Ou seja, qualquer socialização é uma restrição da sensorialidade possível e, sendo assim, “experimentar el mundo (...) es percibilo com su estilo propio em el seno de uma experiencia cultural” (p. 14). As percepções, sejam olfativas, visuais, auditivas, tácteis ou gustativas, remetem às memórias e emoções fundantes do enraizamento dos indivíduos no mundo social como marcas da experiência decodificadas pelo sistema simbólico. Os dados sensíveis são referenciados por eventos significativos da vivência do indivíduo e, dessa forma, distendem o tempo pela via da rememoração, da evocação de diversas emoções possíveis. Tais propostas estimulam investigações que tenham o corpo como matriz da identidade, com vistas às relações e fronteiras em jogo no social dinamizadas pelas atividades de interpretação e expressão sensoriais. Para Le Breton, o antropólogo deve se abrir às outras culturas sensoriais, estranhar seus sentidos, e, nesse desprendimento perceptivo, acessar outras maneiras de sentir o mundo (p.16). O antropólogo tem o papel de se colocar como outra percepção possível nesse universo de sentidos, de buscar compreender os significados das trocas permanentemente agenciadas pelos sujeitos em suas relações intersubjetivas.

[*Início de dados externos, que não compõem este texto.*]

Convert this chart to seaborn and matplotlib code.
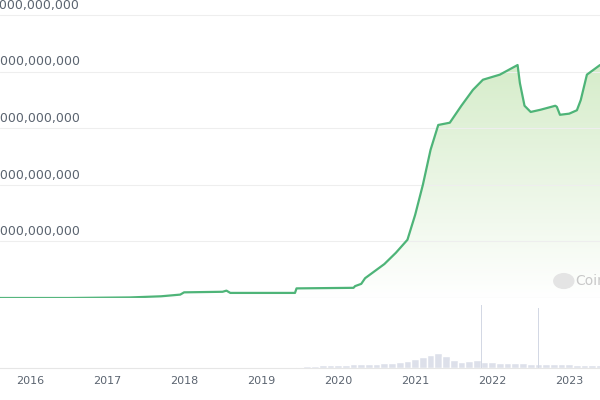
import numpy as np
import pandas as pd
import matplotlib
matplotlib.use('Agg')
import matplotlib.pyplot as plt
import seaborn as sns

# market cap path (decimal year, value in units of 2B)
years = [2015.6, 2016.5, 2017.3, 2017.7, 2017.95, 2018.0, 2018.5, 2018.55, 2018.6, 2019.44, 2019.46,
         2020.2, 2020.22, 2020.3, 2020.35, 2020.5, 2020.6, 2020.75, 2020.9, 2021.0, 2021.1, 2021.2,
         2021.3, 2021.45, 2021.6, 2021.75, 2021.88, 2022.1, 2022.33, 2022.36, 2022.42, 2022.5,
         2022.63, 2022.82, 2022.84, 2022.88, 2023.0, 2023.1, 2023.15, 2023.23, 2023.4]
cap = [0.0, 0.0, 0.01, 0.03, 0.06, 0.1, 0.11, 0.13, 0.09, 0.09, 0.17,
       0.18, 0.21, 0.25, 0.35, 0.5, 0.6, 0.8, 1.03, 1.47, 2.0, 2.62,
       3.06, 3.1, 3.4, 3.68, 3.86, 3.95, 4.12, 3.8, 3.4, 3.29,
       3.33, 3.4, 3.38, 3.24, 3.26, 3.32, 3.5, 3.95, 4.12]
cap_ticks = [1, 2, 3, 4, 5]
cap_labels = ['2,000,000,000', '4,000,000,000', '6,000,000,000', '8,000,000,000', '10,000,000,000']

# volume estimates (relative)
vol_years = [2019.5, 2019.6, 2019.7, 2019.8, 2019.9, 2020.0, 2020.1, 2020.2, 2020.3, 2020.4,
             2020.5, 2020.6, 2020.7, 2020.8, 2020.9, 2021.0, 2021.1, 2021.2, 2021.3, 2021.4,
             2021.5, 2021.6, 2021.7, 2021.8, 2021.9, 2022.0, 2022.1, 2022.2, 2022.3, 2022.4,
             2022.5, 2022.6, 2022.7, 2022.8, 2022.9, 2023.0, 2023.1, 2023.2, 2023.3, 2023.4]
vol = [0.2, 0.3, 0.3, 0.4, 0.4, 0.5, 0.5, 0.6, 0.6, 0.7,
       0.7, 0.8, 0.8, 0.9, 1.1, 1.4, 1.7, 2.0, 2.4, 1.9,
       1.2, 1.0, 1.1, 1.2, 1.0, 0.9, 0.8, 0.8, 0.8, 0.8,
       0.7, 0.7, 0.7, 0.6, 0.6, 0.6, 0.5, 0.5, 0.5, 0.4]
spike_years = [2021.86, 2022.6]
spike_vol = [10.0, 9.6]
year_ticks = [2016, 2017, 2018, 2019, 2020, 2021, 2022, 2023]

sns.set_style('white')
green = '#4eb478'
fig = plt.figure(figsize=(6, 4), dpi=100)
ax = fig.add_axes([0, 1 - 298 / 400, 1, 298 / 400])
ax2 = fig.add_axes([0, 1 - 368 / 400, 1, 66 / 400], sharex=ax)

df = pd.DataFrame({'year': years, 'cap': cap})
sns.lineplot(data=df, x='year', y='cap', ax=ax, color=green, lw=1.6)

# gradient fill under the line
xs = np.linspace(years[0], years[-1], 800)
ys = np.interp(xs, years, cap)
grad = np.linspace(0, 1, 256).reshape(-1, 1)
cmap = matplotlib.colors.LinearSegmentedColormap.from_list('g', ['#ffffff', '#d5ecc9'])
im = ax.imshow(grad, aspect='auto', cmap=cmap, origin='lower',
               extent=[years[0], years[-1], 0, 4.2], zorder=0)
poly = ax.fill_between(xs, ys, 0, color='none')
im.set_clip_path(poly.get_paths()[0], transform=ax.transData)

ax.set_xlim(2015.61, 2023.4)
ax.set_ylim(0, 5.27)
for t in cap_ticks:
    ax.axhline(t, color='#eeeeee', lw=0.8, zorder=0)
ax.axhline(0, color='#e6e6e6', lw=0.8)
for t, lab in zip(cap_ticks, cap_labels):
    ax.text(80 / 600, t + 0.06, lab, transform=ax.get_yaxis_transform(), ha='right',
            va='bottom', fontsize=9, color='#5b6470')
ax.add_patch(plt.Circle((2022.93, 0.3), 0.13, transform=ax.transData, color='#e4e4e4'))
ax.text(2023.08, 0.3, 'CoinGecko', color='#c8c8c8', fontsize=10, va='center')
ax.set_xlabel('')
ax.set_ylabel('')
ax.set_yticks([])
for s in ax.spines.values():
    s.set_visible(False)

ax2.bar(vol_years, vol, width=0.1, color='#dde0ea')
ax2.bar(spike_years, spike_vol, width=0.02, color='#d3d8e4', linewidth=0)
ax2.set_ylim(0, 10.5)
ax2.set_yticks([])
ax2.set_xticks(year_ticks)
ax2.set_xticklabels([str(y) for y in year_ticks], fontsize=8, color='#5b6470')
ax2.tick_params(axis='x', length=4, color='#dddddd', pad=2)
for s in ax2.spines.values():
    s.set_visible(False)
ax2.spines['bottom'].set_visible(True)
ax2.spines['bottom'].set_color('#e6e6e6')
ax.tick_params(axis='x', labelbottom=False, length=0)

fig.savefig('out.png', dpi=100)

Ao longo do livro o autor expõe um extenso mosaico de dados ilustrativos sobre o papel das percepções nas mais diversas sociedades e épocas como forma de dar sustentação a suas argumentações. Aponta inúmeras direções abertas para explorações no universo das sensibilidades - algumas já mais percorridas que outras. Desde o longo processo histórico que edifica a hierarquização do universo sensorial no mundo ocidental e confere à visão o papel de metáfora do conhecimento, do esclarecimento à visão de mundo, até o cafuné e a sensualidade própria dos negros no Brasil escravagista, da repugnância como emoção socialmente construída e simbolicamente elaborada ao universo acústico próprio a cada comunidade humana, o autor apresenta elementos e inspirações para a antropologia dos sentidos. Em sua análise sobre a supremacia do olhar em relação aos outros sentidos corpóreos no ocidente, Lê Breton reconstrói o processo de configuração da idéia de individualidade relacionado à visão. Busca então na Renascença a celebração da visão, a maior instância das atividades sensoriais e, em conseqüência, a estigmatização da cegueira como a maior das invalidezes, a impossibilidade efetiva de qualquer lucidez ou discernimento. Como “janela da alma”, a visão ganha a partir de então o estatuto de sentido primordial pela importância do distanciamento, da diferenciação entre o eu e o nós, que tem nas biografias e retratos, bem como nos auto-retratos característicos desta época, seu traço revelador. A demarcação do individual na sociedade ganha forma simultaneamente à elevação da visão ao posto de sentido “mais nobre” por ser o sentido próprio da distinção.

Pelo distanciamento, “la vista cobra importancia en detrimento de los sentidos de la proximidad, como el tacto, el olor o el oído. El progressivo alejamiento del otro a través del nuevo estatuto del sujeto como individuo modifica asimismo el estatuto de los sentidos” (p. 37). A epígrafe e o encerramento do livro – nomeado ouverture - são citações de Marcel Proust em No caminho de Swann, inspiração para leituras e reflexões sobre sensibilidades e emoções, memórias impregnadas no corpo em sua trajetória pelo mundo, recordações da “inesgotável profusão” de estímulos experienciada, envolvidas pelo encanto do vivido que revelam a consciência “amarga e doce” das limitações humanas (p. 345). Assim é também, afirma Le Breton, o antropólogo em seu ofício. Leves toques na aproximação da infinitamente profunda dimensão do humano, mas com a consciência do seu encanto pelo efêmero, pelos deslocamentos e retornos tão inúteis quanto plenos de significados, para quem a investigação vale por si mesma, pois a percorre, como Proust, com “a emoção à flor da pele” (Idem).

Luiz Gustavo Pereira de Souza Correia

(Fonte: RBSE – Revista Brasileira de Sociologia da Emoção, v. 7, n. 21, pp. 668
a 675, dezembro de 2008.)






Referências





MERLEAU-PONTY, Maurice. (1999). Fenomenologia da Percepção. São Paulo, Ed. Martins Fontes.



MERLEAU-PONTY, Maurice. (1999). O visível e o invisível. São Paulo, Ed. Perspectiva.



PROUST. Marcel. (2001). No caminho de Swann. Rio de Janeiro, Ed. Globo.